Not everyone has the built-in ability to deliver great service. But everyone can learn to. Once you have entrenched customer service as a culture and business strategy, be sure to equip your staff to deliver it. And keep on refreshing their education. Just as important, remember – if you have taught your people how to serve then give them the opportunity to do so. It’s really difficult to deliver great service if you can’t do anything without your supervisor’s written approval.
- Act out.
If Raymond Ackerman built the success of Pick ‘n Pay on a passion for service, there can be little doubting its value. But it doesn’t help to insist on service from your staff, you need to demonstrate it. You’ll be amazed at how contagious a love of your customers can be.
- Walk a mile in your customers’ shoes.
Take a step back, often, and have a look at your company’s product or service through the eyes of your customers. Only by ‘experiencing’ what your customer does when he or she interacts with your organisation – whether in person, online, or by phone – can you understand where the pitfalls to great service are hiding. Once you’ve done this important exercise, make sure all your employees do the same. There is a lot to be said for service built on genuine care and empathy.

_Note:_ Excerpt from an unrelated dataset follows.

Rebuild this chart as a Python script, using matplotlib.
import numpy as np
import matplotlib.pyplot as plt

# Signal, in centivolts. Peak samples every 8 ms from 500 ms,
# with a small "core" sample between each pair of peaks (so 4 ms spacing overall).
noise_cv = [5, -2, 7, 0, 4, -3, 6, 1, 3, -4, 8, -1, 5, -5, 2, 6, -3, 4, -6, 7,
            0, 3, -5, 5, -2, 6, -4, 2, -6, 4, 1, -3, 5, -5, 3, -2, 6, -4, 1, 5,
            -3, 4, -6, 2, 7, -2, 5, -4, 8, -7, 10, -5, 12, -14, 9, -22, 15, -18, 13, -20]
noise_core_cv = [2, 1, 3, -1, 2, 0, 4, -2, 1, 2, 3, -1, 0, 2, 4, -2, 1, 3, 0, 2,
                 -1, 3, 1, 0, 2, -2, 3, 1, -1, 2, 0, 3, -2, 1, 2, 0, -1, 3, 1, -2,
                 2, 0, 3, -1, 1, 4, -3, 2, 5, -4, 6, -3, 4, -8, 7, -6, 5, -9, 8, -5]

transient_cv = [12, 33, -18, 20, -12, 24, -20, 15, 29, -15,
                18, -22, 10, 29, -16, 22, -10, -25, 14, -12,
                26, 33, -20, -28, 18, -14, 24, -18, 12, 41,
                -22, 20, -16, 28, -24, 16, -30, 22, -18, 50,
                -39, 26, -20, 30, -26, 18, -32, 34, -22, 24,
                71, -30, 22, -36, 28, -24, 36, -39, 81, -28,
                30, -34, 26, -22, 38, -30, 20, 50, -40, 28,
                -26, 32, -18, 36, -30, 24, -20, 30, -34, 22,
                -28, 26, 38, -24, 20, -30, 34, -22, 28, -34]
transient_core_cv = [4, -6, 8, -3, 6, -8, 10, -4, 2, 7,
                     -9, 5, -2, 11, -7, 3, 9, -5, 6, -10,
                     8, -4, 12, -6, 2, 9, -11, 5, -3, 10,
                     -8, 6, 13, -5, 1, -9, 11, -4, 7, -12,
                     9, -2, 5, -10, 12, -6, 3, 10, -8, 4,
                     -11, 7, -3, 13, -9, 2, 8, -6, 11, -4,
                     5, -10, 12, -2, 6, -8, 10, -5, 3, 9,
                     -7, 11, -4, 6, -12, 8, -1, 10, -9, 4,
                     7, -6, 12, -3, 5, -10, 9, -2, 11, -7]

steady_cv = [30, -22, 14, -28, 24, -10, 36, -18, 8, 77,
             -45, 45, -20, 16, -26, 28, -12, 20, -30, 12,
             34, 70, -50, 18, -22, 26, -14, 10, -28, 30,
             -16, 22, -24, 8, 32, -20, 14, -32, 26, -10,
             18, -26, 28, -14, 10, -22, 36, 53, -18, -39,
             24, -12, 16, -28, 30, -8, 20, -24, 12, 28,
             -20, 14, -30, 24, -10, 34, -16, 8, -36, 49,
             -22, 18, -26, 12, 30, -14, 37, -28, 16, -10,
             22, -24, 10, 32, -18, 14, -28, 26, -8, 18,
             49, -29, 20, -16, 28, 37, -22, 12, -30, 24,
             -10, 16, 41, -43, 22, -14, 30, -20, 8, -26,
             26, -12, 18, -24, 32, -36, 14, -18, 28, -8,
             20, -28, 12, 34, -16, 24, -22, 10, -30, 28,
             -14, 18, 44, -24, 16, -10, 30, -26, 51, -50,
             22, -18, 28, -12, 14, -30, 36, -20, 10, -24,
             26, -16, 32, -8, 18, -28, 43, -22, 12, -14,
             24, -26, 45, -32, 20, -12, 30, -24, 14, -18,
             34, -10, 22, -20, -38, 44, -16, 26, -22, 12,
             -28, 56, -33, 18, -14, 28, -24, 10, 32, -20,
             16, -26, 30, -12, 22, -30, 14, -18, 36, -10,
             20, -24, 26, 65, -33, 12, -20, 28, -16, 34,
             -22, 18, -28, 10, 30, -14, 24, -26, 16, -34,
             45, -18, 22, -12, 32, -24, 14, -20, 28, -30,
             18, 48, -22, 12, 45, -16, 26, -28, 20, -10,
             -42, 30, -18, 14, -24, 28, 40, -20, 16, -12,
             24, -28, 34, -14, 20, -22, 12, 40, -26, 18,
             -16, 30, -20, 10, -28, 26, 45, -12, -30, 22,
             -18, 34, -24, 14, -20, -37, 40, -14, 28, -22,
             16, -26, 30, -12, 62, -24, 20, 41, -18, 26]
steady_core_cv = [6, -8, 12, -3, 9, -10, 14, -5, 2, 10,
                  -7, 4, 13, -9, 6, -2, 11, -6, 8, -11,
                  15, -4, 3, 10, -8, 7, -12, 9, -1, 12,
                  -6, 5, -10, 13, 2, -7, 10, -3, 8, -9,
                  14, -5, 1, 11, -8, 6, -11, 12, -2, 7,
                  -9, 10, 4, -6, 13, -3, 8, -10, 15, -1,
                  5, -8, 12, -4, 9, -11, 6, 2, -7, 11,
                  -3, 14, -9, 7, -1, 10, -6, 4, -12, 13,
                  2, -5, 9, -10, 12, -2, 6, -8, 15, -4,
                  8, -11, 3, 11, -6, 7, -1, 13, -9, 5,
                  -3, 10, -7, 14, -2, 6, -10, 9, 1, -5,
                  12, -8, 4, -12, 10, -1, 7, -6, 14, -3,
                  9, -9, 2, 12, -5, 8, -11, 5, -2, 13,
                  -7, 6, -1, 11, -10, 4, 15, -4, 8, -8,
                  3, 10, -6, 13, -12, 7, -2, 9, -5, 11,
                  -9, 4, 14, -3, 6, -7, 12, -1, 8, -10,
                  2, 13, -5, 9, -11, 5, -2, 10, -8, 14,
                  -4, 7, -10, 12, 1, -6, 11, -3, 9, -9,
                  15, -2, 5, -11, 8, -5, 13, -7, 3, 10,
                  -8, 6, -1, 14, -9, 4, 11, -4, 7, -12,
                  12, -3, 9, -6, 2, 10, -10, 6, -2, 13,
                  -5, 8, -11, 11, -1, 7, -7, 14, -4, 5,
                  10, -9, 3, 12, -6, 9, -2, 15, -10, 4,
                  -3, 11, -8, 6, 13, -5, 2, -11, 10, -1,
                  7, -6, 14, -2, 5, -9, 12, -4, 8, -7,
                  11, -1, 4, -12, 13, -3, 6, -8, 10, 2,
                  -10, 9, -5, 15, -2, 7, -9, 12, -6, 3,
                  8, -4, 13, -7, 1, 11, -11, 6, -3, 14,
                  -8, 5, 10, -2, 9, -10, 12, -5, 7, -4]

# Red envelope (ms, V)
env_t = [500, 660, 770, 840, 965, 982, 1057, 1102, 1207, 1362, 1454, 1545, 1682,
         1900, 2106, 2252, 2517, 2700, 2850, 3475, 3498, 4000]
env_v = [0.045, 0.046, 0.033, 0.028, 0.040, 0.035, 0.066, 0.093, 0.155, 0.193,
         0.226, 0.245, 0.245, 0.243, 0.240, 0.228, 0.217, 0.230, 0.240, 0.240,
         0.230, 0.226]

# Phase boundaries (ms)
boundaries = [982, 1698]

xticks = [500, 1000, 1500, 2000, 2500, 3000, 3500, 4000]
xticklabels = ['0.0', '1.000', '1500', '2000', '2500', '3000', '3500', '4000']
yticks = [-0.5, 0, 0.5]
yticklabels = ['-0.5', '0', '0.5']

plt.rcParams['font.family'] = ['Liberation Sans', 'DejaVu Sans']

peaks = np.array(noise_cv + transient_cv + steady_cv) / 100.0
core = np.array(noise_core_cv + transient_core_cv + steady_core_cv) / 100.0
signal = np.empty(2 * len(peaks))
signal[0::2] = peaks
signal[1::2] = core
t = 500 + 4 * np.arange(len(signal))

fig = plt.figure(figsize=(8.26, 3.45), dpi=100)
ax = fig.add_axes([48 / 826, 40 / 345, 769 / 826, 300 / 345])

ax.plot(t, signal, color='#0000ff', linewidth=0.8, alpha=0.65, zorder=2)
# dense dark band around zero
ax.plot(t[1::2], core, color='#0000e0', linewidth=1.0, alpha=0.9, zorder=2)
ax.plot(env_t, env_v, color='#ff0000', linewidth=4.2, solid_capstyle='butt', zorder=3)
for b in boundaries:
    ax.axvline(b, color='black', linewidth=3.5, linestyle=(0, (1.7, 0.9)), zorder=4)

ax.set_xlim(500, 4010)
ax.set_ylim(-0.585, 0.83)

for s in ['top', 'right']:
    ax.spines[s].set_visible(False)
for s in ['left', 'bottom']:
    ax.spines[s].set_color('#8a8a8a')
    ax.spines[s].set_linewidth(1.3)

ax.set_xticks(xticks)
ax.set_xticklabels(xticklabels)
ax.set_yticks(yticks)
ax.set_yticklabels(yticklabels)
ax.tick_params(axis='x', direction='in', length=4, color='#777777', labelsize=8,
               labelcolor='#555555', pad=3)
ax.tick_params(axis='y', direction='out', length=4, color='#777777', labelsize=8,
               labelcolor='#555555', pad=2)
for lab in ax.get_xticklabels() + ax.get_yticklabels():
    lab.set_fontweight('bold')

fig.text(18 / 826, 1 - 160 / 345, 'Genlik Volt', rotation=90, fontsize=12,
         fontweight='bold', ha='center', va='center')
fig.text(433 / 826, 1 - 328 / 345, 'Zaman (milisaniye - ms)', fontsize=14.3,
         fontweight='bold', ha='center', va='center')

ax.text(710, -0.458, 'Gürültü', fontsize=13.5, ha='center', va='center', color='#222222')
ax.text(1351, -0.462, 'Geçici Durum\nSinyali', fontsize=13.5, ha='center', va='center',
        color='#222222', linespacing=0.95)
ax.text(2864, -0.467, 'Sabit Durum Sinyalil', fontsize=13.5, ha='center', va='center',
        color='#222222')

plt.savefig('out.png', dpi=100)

The simple truth is, that brilliant customer experiences are never the result of a job description, performance requirement, value statement or short-term incentive. True customer service comes from a culture of service, an understanding of its importance and relevance to the business, and a sincere desire to delight the customer. And, like it or not, the responsibility for developing that culture and desire amongst staff rests squarely on the shoulders of the person at the helm of the organisation. So when it comes to service excellence, there’s only one way to lead, and that’s from the front.